6.    Conclusions and Future Work

In this paper, an efficient disinformation prediction model is developed to reveal the disinformation about covid-19 on social media by BERT-based model compression algorithm and SHAP. In conclusion, the approach presented in this paper is a promising approach to combat the spread of fake news. It contributes to the existing knowledge in the following ways:

• 1)    By utilizing the knowledge refinement process, the student model can benefit from the expertise and rich representations learned by the teacher model. This enables efficient knowledge transfer without the need to increase the parameters of the student model during the training process. Thus, this approach provides a computationally efficient alternative to training a large and complex student model directly and independently.

• 2)    The interpretability aspect of this approach allows users to understand why a certain news article is classified as fake, by providing clear and concrete explanations based on the features and patterns detected by the model. This not only helps individuals make informed decisions but also enables researchers and experts to further analyze and improve the detection system.

Our findings have shown how well the suggested approach works, and they have important implications for identifying COVID-19 misinformation and boosting public confidence.

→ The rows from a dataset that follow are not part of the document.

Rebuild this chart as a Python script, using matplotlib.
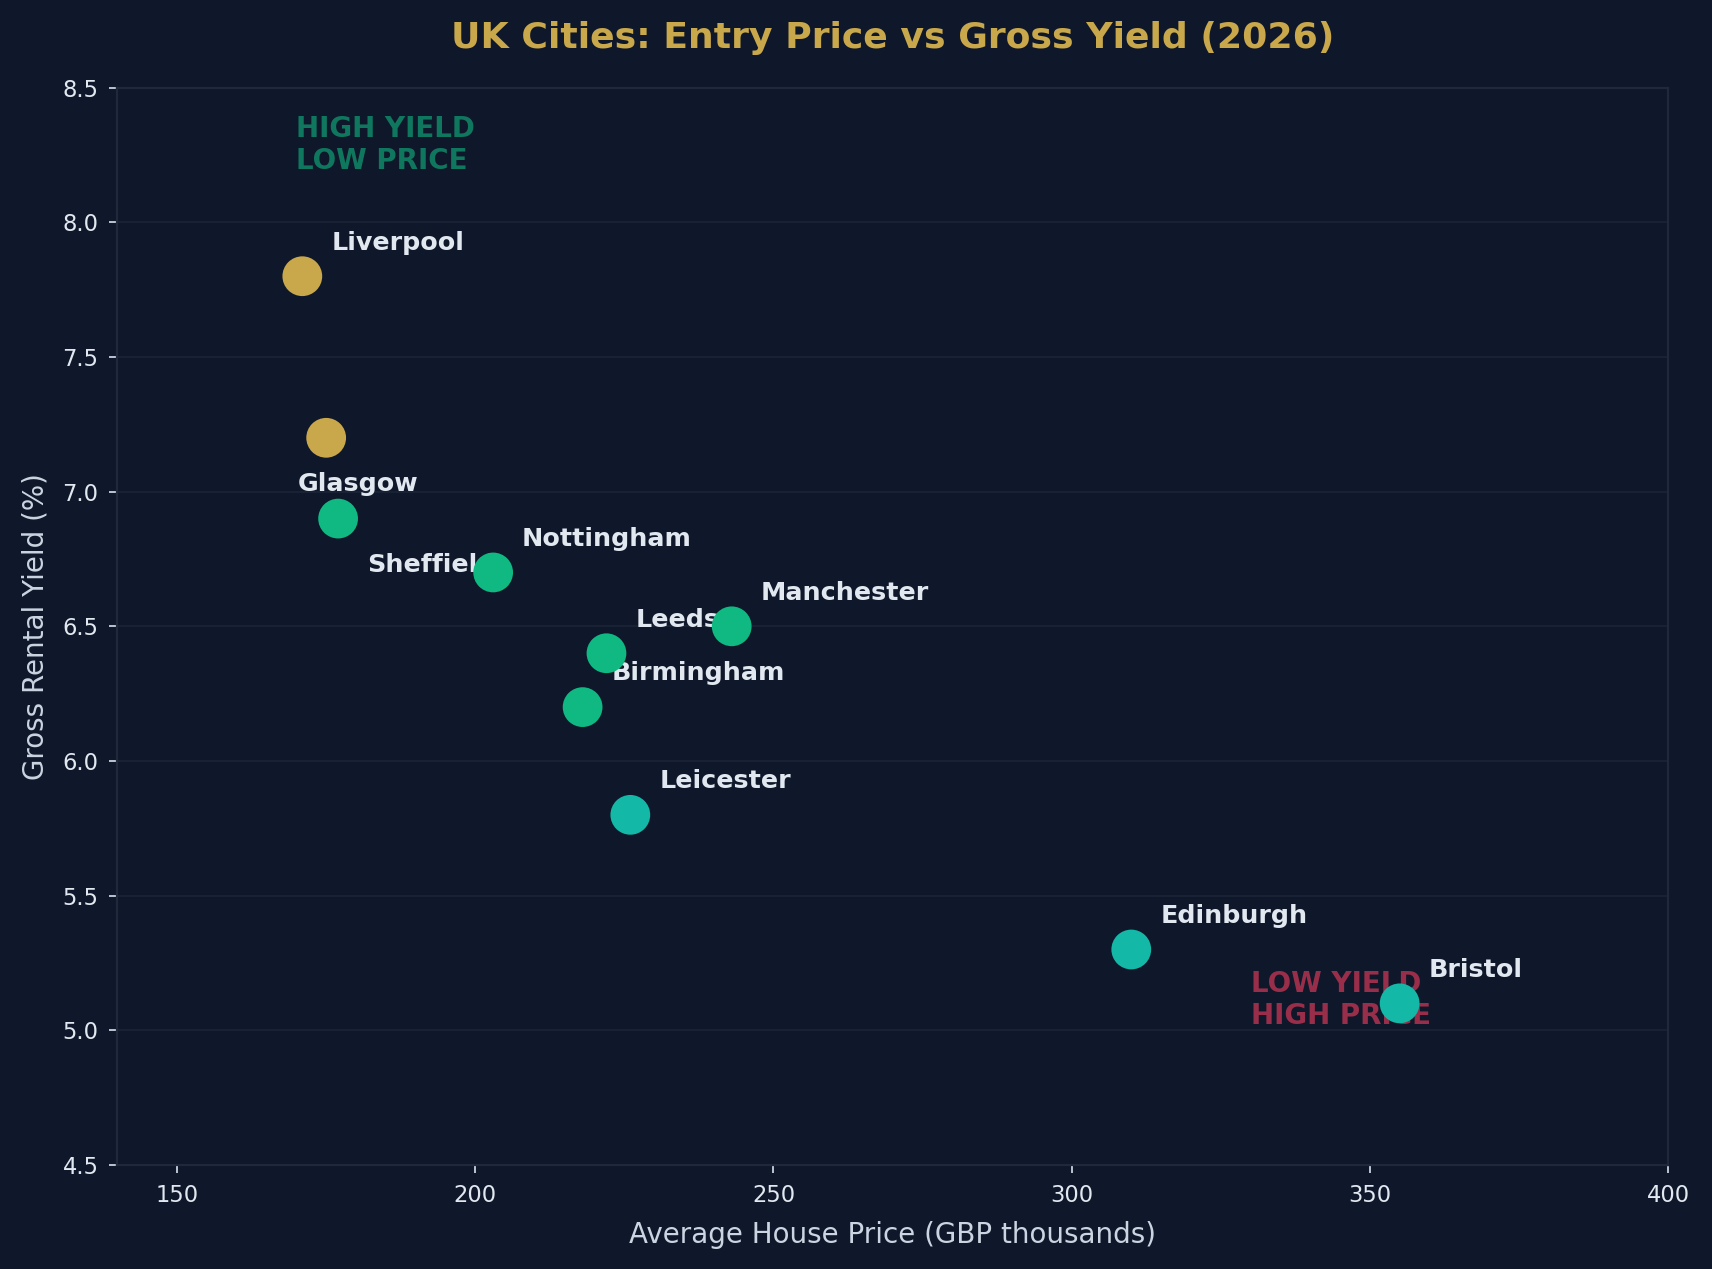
import matplotlib
matplotlib.use("Agg")
import matplotlib.pyplot as plt

BG = "#0f172a"
GOLD = "#c9a84c"
GREEN = "#10b981"
TEAL = "#14b8a6"
TEXT = "#e2e8f0"
GRID = "#1e293b"

cities = ["Liverpool", "Glasgow", "Sheffield", "Nottingham", "Manchester",
          "Leeds", "Birmingham", "Leicester", "Edinburgh", "Bristol"]
prices = [171, 175, 177, 203, 243, 222, 218, 226, 310, 355]   # GBP thousands
yields = [7.8, 7.2, 6.9, 6.7, 6.5, 6.4, 6.2, 5.8, 5.3, 5.1]    # gross %
# label offsets in points
offsets = [(13, 12), (-13, -24), (13, -24), (13, 12), (13, 12),
           (13, 12), (13, 12), (13, 12), (13, 12), (13, 12)]


def yield_colour(y):
    if y >= 7.0:
        return GOLD
    if y >= 6.0:
        return GREEN
    return TEAL


colours = [yield_colour(y) for y in yields]

fig, ax = plt.subplots(figsize=(10.7, 7.93125), dpi=160)
fig.patch.set_facecolor(BG)
ax.set_facecolor(BG)
fig.subplots_adjust(left=0.0686, right=0.9743, top=0.9309, bottom=0.082)

ax.scatter(prices, yields, s=320, c=colours, edgecolors="none", zorder=4)

for name, x, y, off in zip(cities, prices, yields, offsets):
    ax.annotate(name, (x, y), xytext=off, textcoords="offset points",
                color=TEXT, fontsize=11.4, fontweight="bold", zorder=3)

ax.text(170, 8.4, "HIGH YIELD\nLOW PRICE", color=GREEN, alpha=0.6,
        fontsize=12.5, fontweight="bold", va="top", ha="left", zorder=2)
ax.text(330, 5.0, "LOW YIELD\nHIGH PRICE", color="#f43f5e", alpha=0.6,
        fontsize=12.5, fontweight="bold", va="bottom", ha="left", zorder=2)

ax.set_xlim(140, 400)
ax.set_ylim(4.5, 8.5)
ax.set_xticks([150, 200, 250, 300, 350, 400])
ax.set_yticks([4.5, 5.0, 5.5, 6.0, 6.5, 7.0, 7.5, 8.0, 8.5])

ax.grid(axis="y", color=GRID, linewidth=0.8, alpha=0.7)
ax.set_axisbelow(True)
for sp in ax.spines.values():
    sp.set_color("#1e293b")
    sp.set_linewidth(1.0)
ax.tick_params(colors="#cbd5e1", labelcolor=TEXT, labelsize=10.2, pad=5)

ax.set_xlabel("Average House Price (GBP thousands)", color="#cbd5e1",
              fontsize=12.5, labelpad=6.5)
ax.set_ylabel("Gross Rental Yield (%)", color="#cbd5e1", fontsize=12.5,
              labelpad=6)
ax.set_title("UK Cities: Entry Price vs Gross Yield (2026)", color=GOLD,
             fontsize=16.3, fontweight="bold", pad=18)

fig.savefig("out.png", dpi=160, facecolor=BG)
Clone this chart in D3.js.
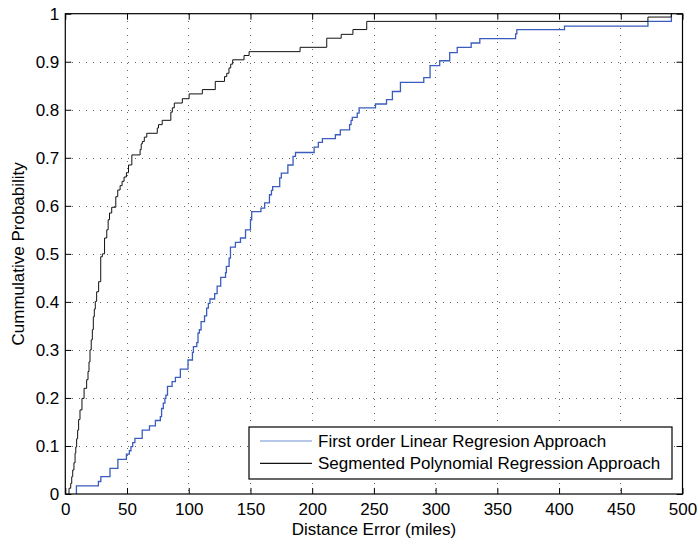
<!DOCTYPE html>
<html>
<head>
<meta charset="utf-8">
<script src="https://cdn.jsdelivr.net/npm/d3@7"></script>
<style>
  html, body { margin: 0; padding: 0; background: #fff; }
  svg { display: block; font-family: "Liberation Sans", Arial, Helvetica, sans-serif; }
</style>
</head>
<body>
<svg id="chart" width="700" height="544"></svg>
<script>
// Empirical CDFs of distance error: each pair is [error (miles), cumulative probability from that error onward]
const linearSteps = [
  [9.0,0],[9.0,0.017],[26.8,0.026],[28.8,0.036],[36.2,0.0535],[42.6,0.072],[49.5,0.083],[51.9,0.09],
  [53.2,0.0985],[54.6,0.107],[56.4,0.116],[62.3,0.133],[68.2,0.142],[73.0,0.153],[77.0,0.161],[78.0,0.178],
  [79.4,0.189],[80.7,0.199],[81.5,0.206],[82.8,0.224],[86.5,0.234],[89.2,0.243],[93.2,0.26],[99.4,0.279],
  [103.0,0.295],[103.8,0.307],[106.5,0.315],[107.5,0.335],[108.6,0.342],[110.0,0.359],[112.8,0.371],
  [114.5,0.387],[115.9,0.397],[117.2,0.406],[121.0,0.417],[123.0,0.433],[125.9,0.451],[129.8,0.461],
  [130.5,0.474],[132.7,0.491],[133.8,0.514],[137.8,0.524],[141.9,0.533],[146.0,0.55],[150.0,0.571],
  [151.0,0.588],[158.5,0.595],[161.5,0.606],[165.4,0.623],[167.0,0.632],[168.0,0.64],[173.7,0.658],
  [175.0,0.668],[180.3,0.685],[184.5,0.703],[186.5,0.711],[201.6,0.722],[205.0,0.732],[208.3,0.74],
  [218.8,0.748],[222.8,0.758],[230.3,0.769],[231.5,0.778],[232.5,0.784],[236.5,0.793],[238.0,0.804],
  [251.3,0.812],[260.2,0.821],[265.0,0.838],[271.5,0.857],[290.4,0.867],[295.5,0.892],[303.3,0.902],
  [311.4,0.919],[317.5,0.93],[328.8,0.939],[335.8,0.948],[364.8,0.958],[365.8,0.967],[404.4,0.974],
  [472.0,0.984],[491.0,1.0]
];

const segmentedSteps = [
  [3.0,0],[3.0,0.012],[4.4,0.022],[5.2,0.036],[6.0,0.05],[7.0,0.065],[7.9,0.085],[8.5,0.098],[9.2,0.115],
  [10.0,0.133],[10.8,0.155],[11.9,0.175],[13.5,0.199],[15.2,0.22],[17.3,0.238],[18.4,0.255],[19.2,0.275],
  [20.0,0.3],[21.0,0.321],[21.9,0.342],[22.7,0.369],[23.5,0.385],[24.3,0.401],[25.4,0.421],[27.0,0.442],
  [28.7,0.494],[30.0,0.5],[31.8,0.533],[33.6,0.55],[34.7,0.571],[35.8,0.585],[37.6,0.597],[40.9,0.619],
  [42.5,0.633],[44.4,0.642],[46.0,0.651],[47.6,0.66],[49.5,0.669],[51.2,0.685],[53.9,0.706],[60.6,0.717],
  [61.5,0.729],[62.4,0.734],[64.0,0.743],[66.0,0.751],[74.5,0.762],[75.5,0.769],[78.5,0.778],[85.5,0.795],
  [86.7,0.804],[88.3,0.814],[94.8,0.823],[100.3,0.833],[111.0,0.842],[121.5,0.859],[129.0,0.869],
  [130.8,0.876],[132.6,0.887],[134.0,0.895],[135.6,0.904],[144.8,0.913],[148.9,0.921],[190.2,0.93],
  [211.8,0.949],[223.5,0.957],[233.0,0.967],[244.2,0.984],[472.0,0.993],[491.0,1.0]
];

const xTicks = [0, 50, 100, 150, 200, 250, 300, 350, 400, 450, 500];
const yTicks = [0, 0.1, 0.2, 0.3, 0.4, 0.5, 0.6, 0.7, 0.8, 0.9, 1];
const seriesNames = ["First order Linear Regresion Approach", "Segmented Polynomial Regression Approach"];
const seriesColors = ["#3a5cbc", "#111111"];

const xLabel = "Distance Error (miles)";
const yLabel = "Cummulative Probability";

const margin = { left: 65.3, top: 13.7, right: 700 - 682.5, bottom: 544 - 494 };
const W = 700 - margin.left - margin.right;
const H = 544 - margin.top - margin.bottom;

const svg = d3.select("#chart");
const g = svg.append("g").attr("transform", `translate(${margin.left},${margin.top})`);

const x = d3.scaleLinear().domain([0, 500]).range([0, W]);
const y = d3.scaleLinear().domain([0, 1]).range([H, 0]);

// dotted grid
const grid = g.append("g").attr("stroke", "#666").attr("stroke-width", 1)
  .attr("stroke-dasharray", "1,6").attr("shape-rendering", "crispEdges");
grid.selectAll("line.v").data(xTicks.slice(1, -1)).join("line")
  .attr("x1", d => Math.round(x(d)) + 0.5).attr("x2", d => Math.round(x(d)) + 0.5)
  .attr("y1", 0).attr("y2", H);
grid.selectAll("line.h").data(yTicks.slice(1, -1)).join("line")
  .attr("y1", d => Math.round(y(d)) + 0.5).attr("y2", d => Math.round(y(d)) + 0.5)
  .attr("x1", 0).attr("x2", W);

// CDF step lines
const line = d3.line().x(d => x(d[0])).y(d => y(d[1])).curve(d3.curveStepAfter);
g.append("path").datum(linearSteps).attr("fill", "none")
  .attr("stroke", seriesColors[0]).attr("stroke-width", 1.3).attr("d", line);
g.append("path").datum(segmentedSteps).attr("fill", "none")
  .attr("stroke", seriesColors[1]).attr("stroke-width", 1).attr("d", line);

// axes with inward ticks on all four sides
const fontSize = 17;
function styleAxis(sel) {
  sel.select(".domain").remove();
  sel.selectAll(".tick line").attr("stroke", "#000");
  sel.selectAll("text").attr("fill", "#000").style("font-size", fontSize + "px")
    .style("font-family", '"Liberation Sans", Arial, Helvetica, sans-serif');
}
g.append("g").attr("transform", `translate(0,${H})`)
  .call(d3.axisBottom(x).tickValues(xTicks).tickFormat(d3.format("d")).tickSizeInner(-6).tickSizeOuter(0).tickPadding(9))
  .call(styleAxis);
g.append("g")
  .call(d3.axisLeft(y).tickValues(yTicks).tickFormat(d => d === 0 || d === 1 ? String(d) : d3.format(".1f")(d))
    .tickSizeInner(-6).tickSizeOuter(0).tickPadding(6))
  .call(styleAxis);
g.append("g")
  .call(d3.axisTop(x).tickValues(xTicks).tickFormat("").tickSizeInner(-6).tickSizeOuter(0))
  .call(styleAxis);
g.append("g").attr("transform", `translate(${W},0)`)
  .call(d3.axisRight(y).tickValues(yTicks).tickFormat("").tickSizeInner(-6).tickSizeOuter(0))
  .call(styleAxis);

// plot frame
g.append("rect").attr("x", 0).attr("y", 0).attr("width", W).attr("height", H)
  .attr("fill", "none").attr("stroke", "#000").attr("stroke-width", 1.2);

// axis titles
svg.append("text").attr("x", margin.left + W / 2).attr("y", 535)
  .attr("text-anchor", "middle").style("font-size", fontSize + "px").text(xLabel);
svg.append("text")
  .attr("transform", `translate(24,${margin.top + H / 2}) rotate(-90)`)
  .attr("text-anchor", "middle").style("font-size", fontSize + "px").text(yLabel);

// legend
const legend = svg.append("g").attr("transform", "translate(249,427)");
legend.append("rect").attr("width", 423).attr("height", 52)
  .attr("fill", "#fff").attr("stroke", "#000").attr("stroke-width", 1.2);
const rows = legend.selectAll("g.row").data(seriesNames).join("g")
  .attr("transform", (d, i) => `translate(0,${14 + i * 22.3})`);
rows.append("line").attr("x1", 11).attr("x2", 63).attr("y1", 0).attr("y2", 0)
  .attr("stroke", (d, i) => i === 0 ? "#6f8fd4" : "#111").attr("stroke-width", 1.2);
rows.append("text").attr("x", 69).attr("y", 6).style("font-size", fontSize + "px")
  .text(d => d);
</script>
</body>
</html>
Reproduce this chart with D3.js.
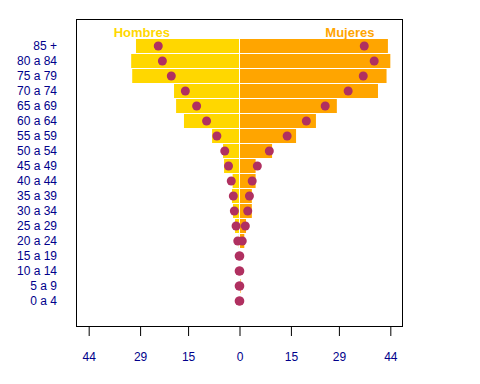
<!DOCTYPE html>
<html>
<head>
<meta charset="utf-8">
<script src="https://cdn.jsdelivr.net/npm/d3@7"></script>
<style>
  body { margin: 0; background: #fff; }
  text { font-family: "Liberation Sans", Arial, sans-serif; }
</style>
</head>
<body>
<div id="chart"></div>
<script>
// age groups, bottom to top
const ages = ["0 a 4", "5 a 9", "10 a 14", "15 a 19", "20 a 24", "25 a 29", "30 a 34",
    "35 a 39", "40 a 44", "45 a 49", "50 a 54", "55 a 59", "60 a 64", "65 a 69",
    "70 a 74", "75 a 79", "80 a 84", "85 +"];
// bars
const hombresBar = [0.1, 0.1, 0.1, 0.1, 0.2, 1.3, 1.9, 2.2, 2.0, 4.5, 4.8, 8.0, 16.2, 18.5, 19.1, 31.3, 31.6, 30.2];
const mujeresBar = [0.1, 0.3, 0.1, 0.1, 1.4, 1.9, 3.6, 3.6, 4.7, 4.7, 9.5, 16.5, 22.3, 28.4, 40.4, 42.9, 44.0, 43.3];
// points
const hombresPt = [0.1, 0.1, 0.1, 0.1, 0.5, 1.0, 1.5, 1.8, 2.4, 3.2, 4.3, 6.6, 9.6, 12.5, 15.8, 19.9, 22.5, 23.7];
const mujeresPt = [0.1, 0.1, 0.1, 0.1, 0.8, 1.7, 2.4, 2.9, 3.7, 5.2, 8.7, 13.9, 19.5, 25.0, 31.7, 36.1, 39.3, 36.4];
const tickVals = [-44, -29, -15, 0, 15, 29, 44];

const width = 480, height = 384;
const box = { left: 76.5, right: 402.5, top: 19.5, bottom: 326.5 };

const svg = d3.select("#chart")
    .append("svg")
    .attr("width", width)
    .attr("height", height);

const x = d3.scaleLinear()
    .domain([-47.7, 47.7])
    .range([76, 403]);

const y = d3.scaleBand()
    .domain(ages.slice().reverse())
    .range([38.5, 308.5])
    .paddingInner(1 / 15)
    .paddingOuter(1 / 30);

const rows = ages.map((a, i) => ({
    age: a, hb: hombresBar[i], mb: mujeresBar[i], hp: hombresPt[i], mp: mujeresPt[i]
}));

// bars
svg.selectAll(".hb")
    .data(rows)
    .join("rect")
    .attr("x", d => x(-d.hb))
    .attr("y", d => y(d.age))
    .attr("width", d => Math.max(0, x(0) - 0.5 - x(-d.hb)))
    .attr("height", y.bandwidth())
    .style("fill", "#FFD700");

svg.selectAll(".mb")
    .data(rows)
    .join("rect")
    .attr("x", x(0) + 0.5)
    .attr("y", d => y(d.age))
    .attr("width", d => Math.max(0, x(d.mb) - x(0) - 0.5))
    .attr("height", y.bandwidth())
    .style("fill", "#FFA500");

// points
svg.selectAll(".hp")
    .data(rows)
    .join("circle")
    .attr("cx", d => x(-d.hp))
    .attr("cy", d => y(d.age) + y.bandwidth() / 2)
    .attr("r", 4.5)
    .style("fill", "#B03060");

svg.selectAll(".mp")
    .data(rows)
    .join("circle")
    .attr("cx", d => x(d.mp))
    .attr("cy", d => y(d.age) + y.bandwidth() / 2)
    .attr("r", 4.5)
    .style("fill", "#B03060");

// box
svg.append("rect")
    .attr("x", box.left)
    .attr("y", box.top)
    .attr("width", box.right - box.left)
    .attr("height", box.bottom - box.top)
    .style("fill", "none")
    .style("stroke", "#000")
    .style("stroke-width", 1);

// x axis
const xAxis = svg.append("g")
    .attr("transform", "translate(0,327)")
    .call(d3.axisBottom(x)
        .tickValues(tickVals)
        .tickFormat(d => Math.abs(d))
        .tickSize(9)
        .tickPadding(16.5));
xAxis.select(".domain").remove();
xAxis.selectAll("line").attr("stroke", "#000");
xAxis.selectAll("text")
    .style("font-size", "12px")
    .style("font-family", "'Liberation Sans', Arial, sans-serif")
    .attr("fill", "#00008B");

// y labels
const yAxis = svg.append("g")
    .attr("transform", "translate(76,0)")
    .call(d3.axisLeft(y).tickSize(0).tickPadding(19));
yAxis.select(".domain").remove();
yAxis.selectAll("text")
    .style("font-size", "12px")
    .style("font-family", "'Liberation Sans', Arial, sans-serif")
    .attr("fill", "#00008B");

// headers
svg.append("text")
    .attr("x", x(-28.5))
    .attr("y", 36.7)
    .attr("text-anchor", "middle")
    .style("font-size", "13px")
    .style("font-weight", "bold")
    .style("fill", "#FFD700")
    .text("Hombres");

svg.append("text")
    .attr("x", x(32.2))
    .attr("y", 36.7)
    .attr("text-anchor", "middle")
    .style("font-size", "13px")
    .style("font-weight", "bold")
    .style("fill", "#FFA500")
    .text("Mujeres");
</script>
</body>
</html>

With this knowledge distillation and SHAP-based model, we can achieve high accuracy while obtaining explanations for fake news classification. This will help to improve the accuracy of fake news classification on social networks by creating simplified models with lower computational requirements, which can be extended to real-time fake news detection on various platforms such as social media, where a large number of news articles are published every second. The interpretability of this approach increases the credibility and transparency of the fake news detection system. Users can gain insights into the reasons behind the classification decisions, which increases the credibility of the system and reduces the impression of black-box decisions. It also provides valuable explanations to researchers and experts. These explanations can help identify specific features, patterns or biases that contribute to fake news, thus facilitating further analysis and improving the overall understanding of the problem. The methodology can be generalized to areas other than fake news detection. Knowledge transfer and interpretability techniques have the potential to be applied in a variety of areas such as fraud detection, sentiment analysis or content management.

One of the limitations in this work is using a small COVID-19 Fake News Detection dataset can restrict the model’s ability to detect and verify new fake news pertaining to COVID-19 or fake news in other medical fields. A method based solely on limited datasets and pre-trained models may not cover all domains of fake news.

To address this limitation, it is necessary to incorporate more domain-specific expertise and expand the scope of the training dataset to enhance the model’s ability to detect and verify false information in the medical domain. This would help improve the accuracy in identifying and combating the spread of false information in the medical field.